I have had vitamin D deficiency (17 ng/mL) and I am planning on sitting in sun at noons. I am aware of that how much UVB you get depends on a few factors such as your complexion, where you live and even the clothes you wear. I know sitting in sun in hot climates can cause sunburn and skin cancer.

The season is winter where I live now. The temperature is around 10 degree celsius but the weather is sunny.

What I was wondering is that if I can beat the vitamin D deficiency in a week if I sit in sun regularly for a few hours for a week.

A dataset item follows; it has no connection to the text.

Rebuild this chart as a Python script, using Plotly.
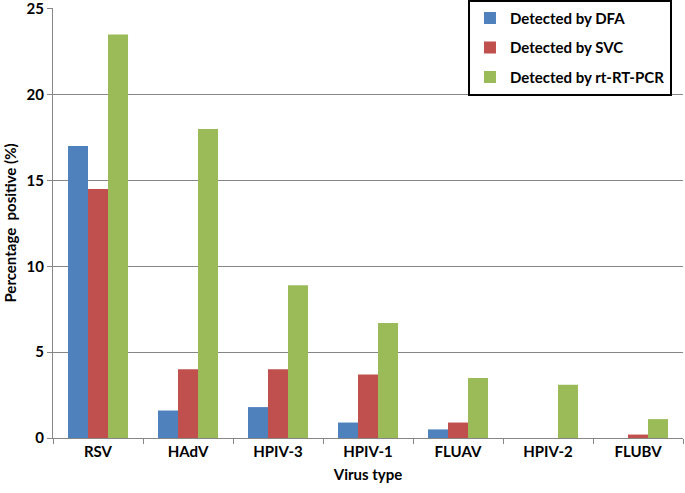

I know that deficiencies may take for months to return in normal levels such as iron deficiency and you should take a certain amount of it for everyday. However, as for Vitamin D, I read our bodies can accumulate vitamin D in summer times for winter times. Therefore, for my situation, how many days would it take to get to normal level if I sit for long hours regularly in sun.

1 Answer 1


Ideally, people should get enough vitamin D from their food. However, that's difficult to do, Many folks don't get enough of the nutrient from dietary sources like fatty fish and fortified milk. Ref: here

It's not known exactly how much time is needed in the sun to make enough vitamin D to meet the body's requirements.Ref.here

This is because there are a number of factors that can affect how vitamin D is made, such as your

  • skin colour People with dark skin, such as those of African, African-Caribbean or south Asian origin, will need to spend longer in the sun to produce the same amount of vitamin D as someone with lighter skin.
  • how much skin you have exposed.
  • time of day. (Ref.here)


  • The American Cancer Society does not support sun exposure for increasing vitamin D. "Because excessive ultraviolet radiation is a major risk factor for skin cancer, we do not recommend obtaining vitamin D from the sun as a way to boost vitamin D levels in the blood,"  Ref:here

  • But you should be careful not to burn in the sun, so take care to cover up or protect your skin with sunscreen before your skin starts to turn red or burn. Ref.here

Balancing Solar risks and benefits:

There's no risk of your body making too much vitamin D from sun exposure, but always remember to cover up or protect your skin before the time it takes you to start turning red or burn.